MEXICO CITY -- About 40 people were killed in large-scale firefight Friday between law enforcement and criminal suspects in western Mexico, a Mexican official said.
Almost all the dead were suspected criminals, said the official, who spoke on condition of anonymity because he was not authorized to speak to the press.
The gunbattle happened in area between Michoacan and Jalisco states that is known as a stronghold of the Jalisco New Generation drug cartel, which has mounted several large-scale attacks on federal and state forces in recent weeks.
A federal police official said the country's top security officials were en route to assess what happened.
While there was no immediate confirmation on the identity of the suspects, Michoacan Gov. Salvador Jara told local media "the likeliest thing is" the Jalisco cartel was involved in the shootout.
According to Reuters, the cartel has killed at least 20 police officers since March.
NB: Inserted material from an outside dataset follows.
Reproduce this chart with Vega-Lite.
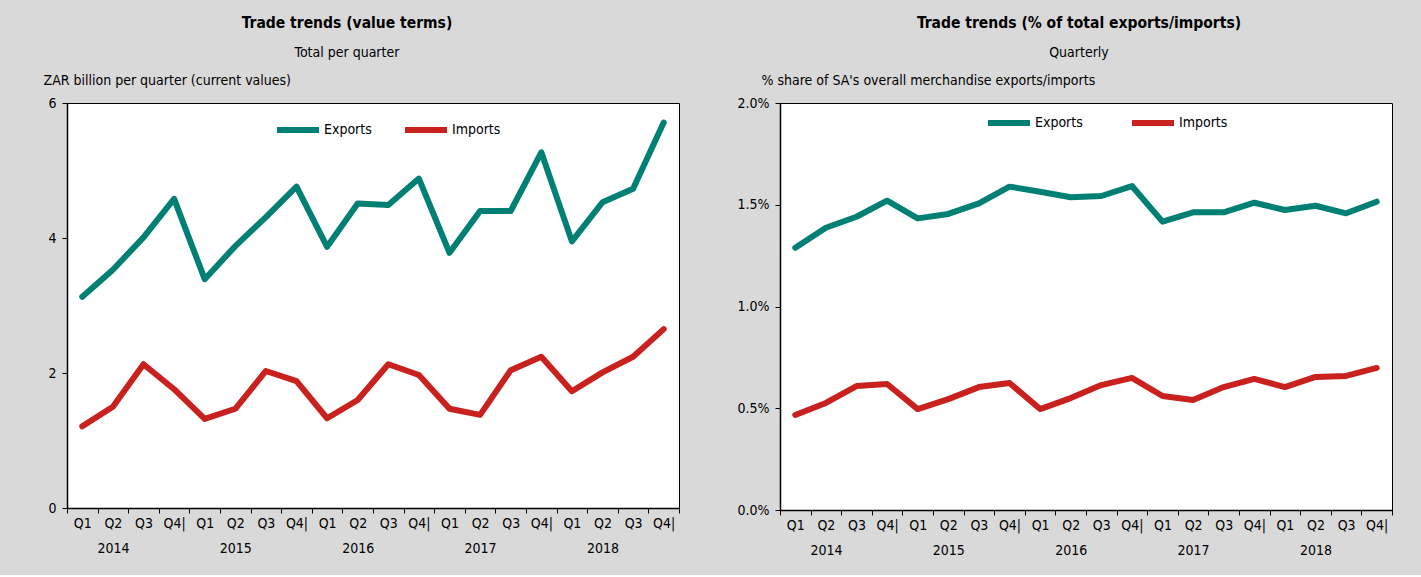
{
  "$schema": "https://vega.github.io/schema/vega-lite/v6.json",
  "background": "#d9d9d9",
  "padding": {"left": 42, "top": 15, "right": 29, "bottom": 17},
  "config": {
    "font": "DejaVu Sans Condensed, Liberation Sans Narrow, Liberation Sans",
    "view": {"fill": "white", "stroke": "black", "strokeWidth": 1},
    "title": {"fontSize": 15.5, "fontWeight": "bold", "color": "black", "subtitleFontSize": 14, "subtitleColor": "black", "subtitlePadding": 15, "anchor": "middle", "offset": 13},
    "axis": {"domainColor": "black", "tickColor": "black", "labelColor": "black", "titleColor": "black", "labelFontSize": 14, "tickSize": 5, "grid": false, "domainWidth": 1.5},
    "line": {"strokeWidth": 6, "strokeCap": "round", "strokeJoin": "round"}
  },
  "datasets": {
    "valueTerms": [
      {"period": "2014 Q1", "flow": "Exports", "value": 3.13},
      {"period": "2014 Q2", "flow": "Exports", "value": 3.53},
      {"period": "2014 Q3", "flow": "Exports", "value": 4.01},
      {"period": "2014 Q4", "flow": "Exports", "value": 4.58},
      {"period": "2015 Q1", "flow": "Exports", "value": 3.39},
      {"period": "2015 Q2", "flow": "Exports", "value": 3.88},
      {"period": "2015 Q3", "flow": "Exports", "value": 4.31},
      {"period": "2015 Q4", "flow": "Exports", "value": 4.76},
      {"period": "2016 Q1", "flow": "Exports", "value": 3.87},
      {"period": "2016 Q2", "flow": "Exports", "value": 4.51},
      {"period": "2016 Q3", "flow": "Exports", "value": 4.49},
      {"period": "2016 Q4", "flow": "Exports", "value": 4.88},
      {"period": "2017 Q1", "flow": "Exports", "value": 3.78},
      {"period": "2017 Q2", "flow": "Exports", "value": 4.40},
      {"period": "2017 Q3", "flow": "Exports", "value": 4.40},
      {"period": "2017 Q4", "flow": "Exports", "value": 5.27},
      {"period": "2018 Q1", "flow": "Exports", "value": 3.95},
      {"period": "2018 Q2", "flow": "Exports", "value": 4.53},
      {"period": "2018 Q3", "flow": "Exports", "value": 4.73},
      {"period": "2018 Q4", "flow": "Exports", "value": 5.71},
      {"period": "2014 Q1", "flow": "Imports", "value": 1.21},
      {"period": "2014 Q2", "flow": "Imports", "value": 1.50},
      {"period": "2014 Q3", "flow": "Imports", "value": 2.13},
      {"period": "2014 Q4", "flow": "Imports", "value": 1.76},
      {"period": "2015 Q1", "flow": "Imports", "value": 1.32},
      {"period": "2015 Q2", "flow": "Imports", "value": 1.47},
      {"period": "2015 Q3", "flow": "Imports", "value": 2.03},
      {"period": "2015 Q4", "flow": "Imports", "value": 1.88},
      {"period": "2016 Q1", "flow": "Imports", "value": 1.33},
      {"period": "2016 Q2", "flow": "Imports", "value": 1.60},
      {"period": "2016 Q3", "flow": "Imports", "value": 2.13},
      {"period": "2016 Q4", "flow": "Imports", "value": 1.97},
      {"period": "2017 Q1", "flow": "Imports", "value": 1.47},
      {"period": "2017 Q2", "flow": "Imports", "value": 1.38},
      {"period": "2017 Q3", "flow": "Imports", "value": 2.04},
      {"period": "2017 Q4", "flow": "Imports", "value": 2.24},
      {"period": "2018 Q1", "flow": "Imports", "value": 1.73},
      {"period": "2018 Q2", "flow": "Imports", "value": 2.01},
      {"period": "2018 Q3", "flow": "Imports", "value": 2.24},
      {"period": "2018 Q4", "flow": "Imports", "value": 2.65}
    ],
    "shareTerms": [
      {"period": "2014 Q1", "flow": "Exports", "value": 0.01289},
      {"period": "2014 Q2", "flow": "Exports", "value": 0.01387},
      {"period": "2014 Q3", "flow": "Exports", "value": 0.01441},
      {"period": "2014 Q4", "flow": "Exports", "value": 0.01520},
      {"period": "2015 Q1", "flow": "Exports", "value": 0.01433},
      {"period": "2015 Q2", "flow": "Exports", "value": 0.01455},
      {"period": "2015 Q3", "flow": "Exports", "value": 0.01507},
      {"period": "2015 Q4", "flow": "Exports", "value": 0.01589},
      {"period": "2016 Q1", "flow": "Exports", "value": 0.01564},
      {"period": "2016 Q2", "flow": "Exports", "value": 0.01537},
      {"period": "2016 Q3", "flow": "Exports", "value": 0.01543},
      {"period": "2016 Q4", "flow": "Exports", "value": 0.01592},
      {"period": "2017 Q1", "flow": "Exports", "value": 0.01417},
      {"period": "2017 Q2", "flow": "Exports", "value": 0.01463},
      {"period": "2017 Q3", "flow": "Exports", "value": 0.01463},
      {"period": "2017 Q4", "flow": "Exports", "value": 0.01510},
      {"period": "2018 Q1", "flow": "Exports", "value": 0.01474},
      {"period": "2018 Q2", "flow": "Exports", "value": 0.01495},
      {"period": "2018 Q3", "flow": "Exports", "value": 0.01458},
      {"period": "2018 Q4", "flow": "Exports", "value": 0.01515},
      {"period": "2014 Q1", "flow": "Imports", "value": 0.00467},
      {"period": "2014 Q2", "flow": "Imports", "value": 0.00526},
      {"period": "2014 Q3", "flow": "Imports", "value": 0.00609},
      {"period": "2014 Q4", "flow": "Imports", "value": 0.00619},
      {"period": "2015 Q1", "flow": "Imports", "value": 0.00496},
      {"period": "2015 Q2", "flow": "Imports", "value": 0.00545},
      {"period": "2015 Q3", "flow": "Imports", "value": 0.00604},
      {"period": "2015 Q4", "flow": "Imports", "value": 0.00624},
      {"period": "2016 Q1", "flow": "Imports", "value": 0.00496},
      {"period": "2016 Q2", "flow": "Imports", "value": 0.00550},
      {"period": "2016 Q3", "flow": "Imports", "value": 0.00614},
      {"period": "2016 Q4", "flow": "Imports", "value": 0.00649},
      {"period": "2017 Q1", "flow": "Imports", "value": 0.00560},
      {"period": "2017 Q2", "flow": "Imports", "value": 0.00541},
      {"period": "2017 Q3", "flow": "Imports", "value": 0.00604},
      {"period": "2017 Q4", "flow": "Imports", "value": 0.00644},
      {"period": "2018 Q1", "flow": "Imports", "value": 0.00604},
      {"period": "2018 Q2", "flow": "Imports", "value": 0.00654},
      {"period": "2018 Q3", "flow": "Imports", "value": 0.00659},
      {"period": "2018 Q4", "flow": "Imports", "value": 0.00698}
    ]
  },
  "spacing": 56,
  "resolve": {"scale": {"color": "independent", "y": "independent"}, "legend": {"color": "independent"}},
  "hconcat": [
    {
      "width": 612,
      "height": 405,
      "data": {"name": "valueTerms"},
      "title": {"text": "Trade trends (value terms)", "subtitle": "Total per quarter", "dx": -26},
      "mark": {"type": "line"},
      "encoding": {
        "x": {
          "field": "period", "type": "ordinal", "sort": null,
          "scale": {"type": "band", "paddingInner": 0, "paddingOuter": 0},
          "axis": {
            "title": null, "tickBand": "extent", "labelAngle": 0, "labelPadding": 3, "labelLineHeight": 25,
            "labelExpr": "split(datum.value, ' ')[1] == 'Q2' ? ['Q2', split(datum.value, ' ')[0]] : (split(datum.value, ' ')[1] == 'Q4' ? 'Q4|' : split(datum.value, ' ')[1])"
          }
        },
        "y": {
          "field": "value", "type": "quantitative",
          "scale": {"domain": [0, 6], "nice": false},
          "axis": {
            "values": [0, 2, 4, 6], "labelPadding": 6,
            "title": "ZAR billion per quarter (current values)", "titleAngle": 0, "titleAlign": "left", "titleBaseline": "middle",
            "titleX": -24, "titleY": -23, "titleFontWeight": "normal", "titleFontSize": 14
          }
        },
        "color": {
          "field": "flow", "type": "nominal",
          "scale": {"domain": ["Exports", "Imports"], "range": ["#008074", "#c9211e"]},
          "legend": {
            "orient": "none", "legendX": 207, "legendY": 3, "direction": "horizontal", "title": null,
            "symbolType": "stroke", "symbolSize": 1764, "symbolStrokeWidth": 6, "labelFontSize": 14,
            "labelOffset": 2, "columnPadding": 30, "labelColor": "black"
          }
        }
      }
    },
    {
      "width": 612,
      "height": 407,
      "data": {"name": "shareTerms"},
      "title": {"text": "Trade trends (% of total exports/imports)", "subtitle": "Quarterly", "dx": -7},
      "mark": {"type": "line"},
      "encoding": {
        "x": {
          "field": "period", "type": "ordinal", "sort": null,
          "scale": {"type": "band", "paddingInner": 0, "paddingOuter": 0},
          "axis": {
            "title": null, "tickBand": "extent", "labelAngle": 0, "labelPadding": 3, "labelLineHeight": 25,
            "labelExpr": "split(datum.value, ' ')[1] == 'Q2' ? ['Q2', split(datum.value, ' ')[0]] : (split(datum.value, ' ')[1] == 'Q4' ? 'Q4|' : split(datum.value, ' ')[1])"
          }
        },
        "y": {
          "field": "value", "type": "quantitative",
          "scale": {"domain": [0, 0.02], "nice": false},
          "axis": {
            "values": [0, 0.005, 0.01, 0.015, 0.02], "format": ".1%", "labelPadding": 6,
            "title": "% share of SA's overall merchandise exports/imports", "titleAngle": 0, "titleAlign": "left", "titleBaseline": "middle",
            "titleX": -19, "titleY": -23, "titleFontWeight": "normal", "titleFontSize": 14
          }
        },
        "color": {
          "field": "flow", "type": "nominal",
          "scale": {"domain": ["Exports", "Imports"], "range": ["#008074", "#c9211e"]},
          "legend": {
            "orient": "none", "legendX": 205, "legendY": -4, "direction": "horizontal", "title": null,
            "symbolType": "stroke", "symbolSize": 1764, "symbolStrokeWidth": 6, "labelFontSize": 14,
            "labelOffset": 2, "columnPadding": 46, "labelColor": "black"
          }
        }
      }
    }
  ]
}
The area on the Michoacan-Jalisco border has been the scene of bloody shooting and grisly discoveries for several years.
The scene of the shootout is close to the community of La Barca, Jalisco, where authorities in 2013 found more than five dozen bodies in mass graves linked to the Jalisco cartel.
The Jalisco gang has been involved in the deadliest attacks against law enforcement in recent memory in the last few months.
In April, gunmen believed linked to the cartel ambushed a police convoy in the western state of Jalisco, killing 15 state police officers and wounding five.
While the area is near Lake Chapala, popular with Canadian and U.S. expatriates and tourists, it has also been marked by killings of politicians. In 2014, gunmen killed the mayor of a nearby town, Tanhuato.